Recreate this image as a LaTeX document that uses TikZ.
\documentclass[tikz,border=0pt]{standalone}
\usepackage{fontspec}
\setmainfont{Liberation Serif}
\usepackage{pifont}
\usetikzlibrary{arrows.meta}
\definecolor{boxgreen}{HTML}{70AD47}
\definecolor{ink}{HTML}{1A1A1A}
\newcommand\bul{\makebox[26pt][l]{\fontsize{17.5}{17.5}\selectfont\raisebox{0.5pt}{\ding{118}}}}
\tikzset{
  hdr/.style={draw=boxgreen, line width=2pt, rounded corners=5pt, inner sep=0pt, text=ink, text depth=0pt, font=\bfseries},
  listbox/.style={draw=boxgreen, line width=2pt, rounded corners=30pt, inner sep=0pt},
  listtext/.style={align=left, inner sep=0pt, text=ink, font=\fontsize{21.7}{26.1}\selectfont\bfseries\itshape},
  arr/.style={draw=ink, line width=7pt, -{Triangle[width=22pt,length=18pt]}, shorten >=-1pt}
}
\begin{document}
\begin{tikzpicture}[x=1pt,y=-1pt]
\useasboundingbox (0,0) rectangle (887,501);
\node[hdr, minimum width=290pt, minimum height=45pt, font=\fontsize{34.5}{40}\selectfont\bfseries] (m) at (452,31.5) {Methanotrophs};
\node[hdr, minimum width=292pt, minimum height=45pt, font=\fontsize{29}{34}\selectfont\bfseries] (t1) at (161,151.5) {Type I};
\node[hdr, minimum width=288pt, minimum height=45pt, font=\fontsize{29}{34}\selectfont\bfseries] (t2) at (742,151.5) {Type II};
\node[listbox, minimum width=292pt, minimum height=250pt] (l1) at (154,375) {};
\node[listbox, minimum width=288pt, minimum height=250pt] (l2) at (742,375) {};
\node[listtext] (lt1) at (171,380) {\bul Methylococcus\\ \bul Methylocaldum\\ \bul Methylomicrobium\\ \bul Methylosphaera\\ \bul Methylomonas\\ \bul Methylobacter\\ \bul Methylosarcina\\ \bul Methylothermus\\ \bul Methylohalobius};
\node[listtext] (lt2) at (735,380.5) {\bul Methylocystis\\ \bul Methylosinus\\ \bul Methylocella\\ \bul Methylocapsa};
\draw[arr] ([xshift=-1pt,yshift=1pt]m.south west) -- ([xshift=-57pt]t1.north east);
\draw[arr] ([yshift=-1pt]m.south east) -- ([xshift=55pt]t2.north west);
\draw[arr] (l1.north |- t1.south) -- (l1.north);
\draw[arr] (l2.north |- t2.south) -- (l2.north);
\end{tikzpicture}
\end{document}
-*-
◆ **Required task**
Your task is to repeat the data exactly; please include every line.

◆ **Complete output**
Recreate this image as a LaTeX document that uses TikZ.
\documentclass[tikz,border=0pt]{standalone}
\usepackage{fontspec}
\setmainfont{Liberation Serif}
\usepackage{pifont}
\usetikzlibrary{arrows.meta}
\definecolor{boxgreen}{HTML}{70AD47}
\definecolor{ink}{HTML}{1A1A1A}
\newcommand\bul{\makebox[26pt][l]{\fontsize{17.5}{17.5}\selectfont\raisebox{0.5pt}{\ding{118}}}}
\tikzset{
  hdr/.style={draw=boxgreen, line width=2pt, rounded corners=5pt, inner sep=0pt, text=ink, text depth=0pt, font=\bfseries},
  listbox/.style={draw=boxgreen, line width=2pt, rounded corners=30pt, inner sep=0pt},
  listtext/.style={align=left, inner sep=0pt, text=ink, font=\fontsize{21.7}{26.1}\selectfont\bfseries\itshape},
  arr/.style={draw=ink, line width=7pt, -{Triangle[width=22pt,length=18pt]}, shorten >=-1pt}
}
\begin{document}
\begin{tikzpicture}[x=1pt,y=-1pt]
\useasboundingbox (0,0) rectangle (887,501);
\node[hdr, minimum width=290pt, minimum height=45pt, font=\fontsize{34.5}{40}\selectfont\bfseries] (m) at (452,31.5) {Methanotrophs};
\node[hdr, minimum width=292pt, minimum height=45pt, font=\fontsize{29}{34}\selectfont\bfseries] (t1) at (161,151.5) {Type I};
\node[hdr, minimum width=288pt, minimum height=45pt, font=\fontsize{29}{34}\selectfont\bfseries] (t2) at (742,151.5) {Type II};
\node[listbox, minimum width=292pt, minimum height=250pt] (l1) at (154,375) {};
\node[listbox, minimum width=288pt, minimum height=250pt] (l2) at (742,375) {};
\node[listtext] (lt1) at (171,380) {\bul Methylococcus\\ \bul Methylocaldum\\ \bul Methylomicrobium\\ \bul Methylosphaera\\ \bul Methylomonas\\ \bul Methylobacter\\ \bul Methylosarcina\\ \bul Methylothermus\\ \bul Methylohalobius};
\node[listtext] (lt2) at (735,380.5) {\bul Methylocystis\\ \bul Methylosinus\\ \bul Methylocella\\ \bul Methylocapsa};
\draw[arr] ([xshift=-1pt,yshift=1pt]m.south west) -- ([xshift=-57pt]t1.north east);
\draw[arr] ([yshift=-1pt]m.south east) -- ([xshift=55pt]t2.north west);
\draw[arr] (l1.north |- t1.south) -- (l1.north);
\draw[arr] (l2.north |- t2.south) -- (l2.north);
\end{tikzpicture}
\end{document}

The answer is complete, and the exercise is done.